Anna Tutova, CEO at crypto-consulting agency Coinstelegram says, “Nayib Bukele is a former marketing executive, so this move with acceptance of Bitcoin as a legal tender may be a pure PR stunt to attract attention to the country. Additionally, the current El Salvador's government has a reputation of corrupted one, so this decision may be to divert attention away from the current problems in the country.”

This June 17, 2014 file photo taken in Washington, DC shows bitcoin medals. Image Credit: AFP

As indicated, President Bukele’s past as a marketing executive and his actions in power reveal a tint of authoritarian tendencies, and this casts a shadow of doubt over the intention of El Salvador’s Bitcoin plan. President Bukele was reportedly known to be in cahoots with former US President Donald Trump. Under the current US President Joe Biden, President Bukele was called out and asked to reverse the firing of top judges and an attorney general, which the latter refused.

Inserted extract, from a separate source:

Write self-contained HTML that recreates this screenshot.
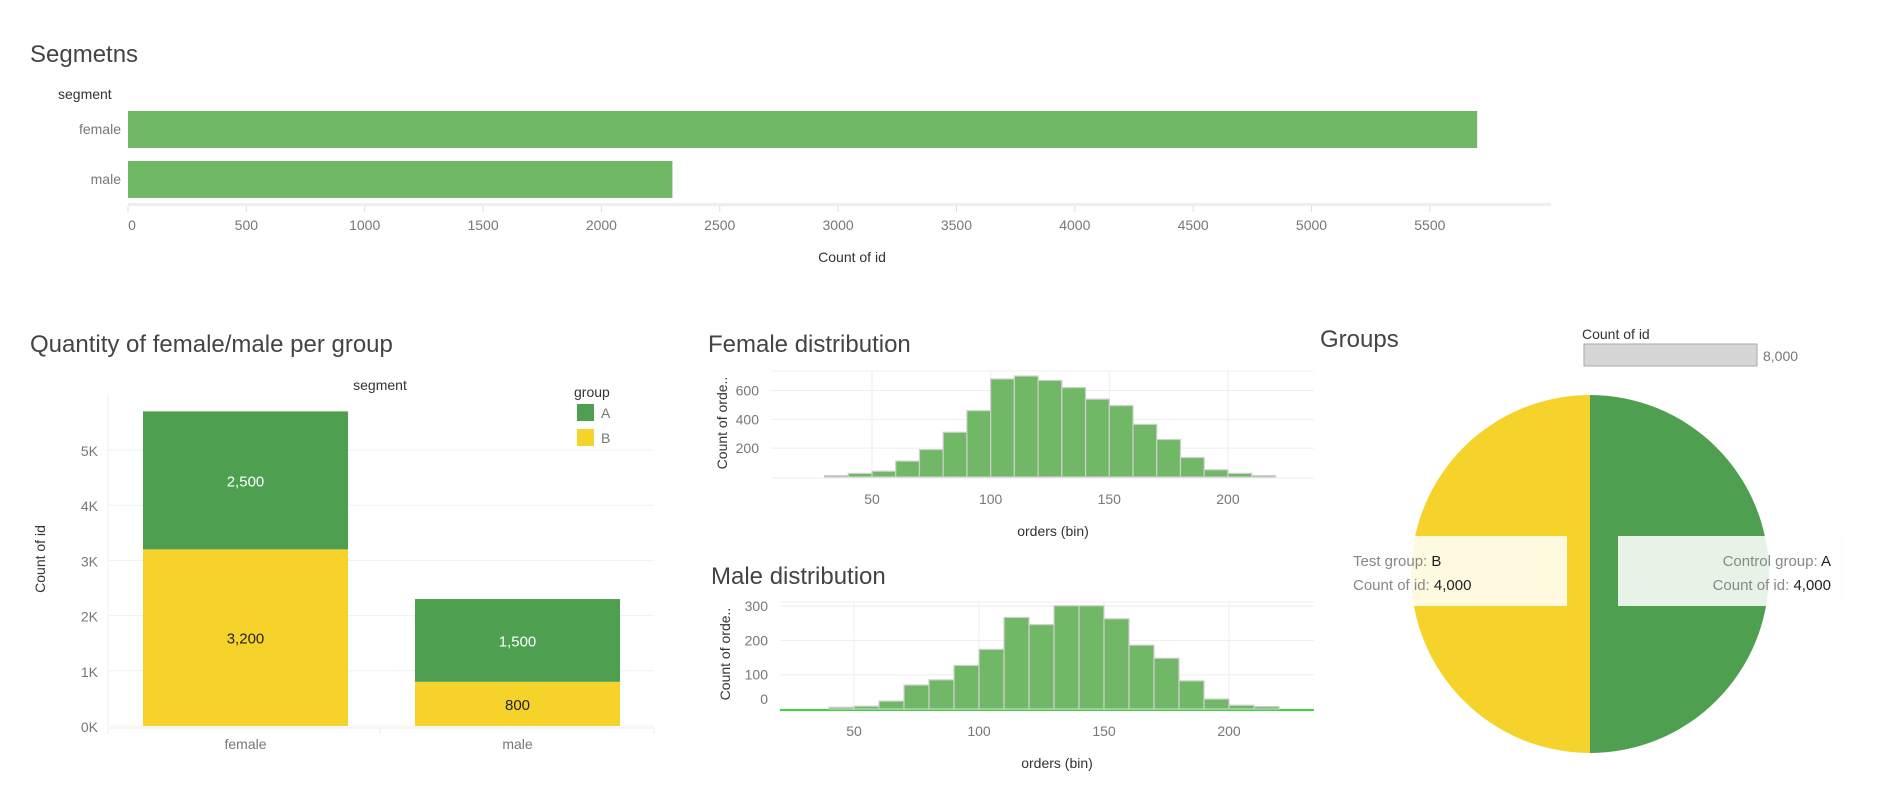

The US State department published a list of 17 corrupt officials in May, four of whom held key positions within the cabinet and party of President Bukele. The tarnished reputation of the government paved the path for doubts that the bitcoin manoeuvre would result in increase in tax evasion and criminal activity as the digital currency is difficult to keep track of. Bitcoin’s decentralized (unregulated by a single authority) position and volatility is feared to destabilise the economy of El Salvador.

“Bitcoin is not a viable currency for every day transactions due to relatively slow transactions, high fees for small purchases and volatility. I consider Stablecoins (link to our Stablecoin story) are much better in this situation, still we perceive prices in dollars, rather than in Bitcoin,” added Tutova.


El Salvador has made history with its move to adopt Bitcoin and has announced a fleet of ambitious plans to gear up the economy to achieve them.

Although experts largely see it as a leap of faith because the country’s infrastructure cannot support these ambitious plans in its current state. The government’s tainted reputation shows that the move could bring more harm than good.

El Salvador's announcement to adopt Bitcoin as a legal tender moved Bitcoin only 9 per cent in the day’s trade but remains as the spark of a new idea. El Salvador will be a nice social experiment for other countries considering the option and could be a deal breaker for the cryptocurrency world someday.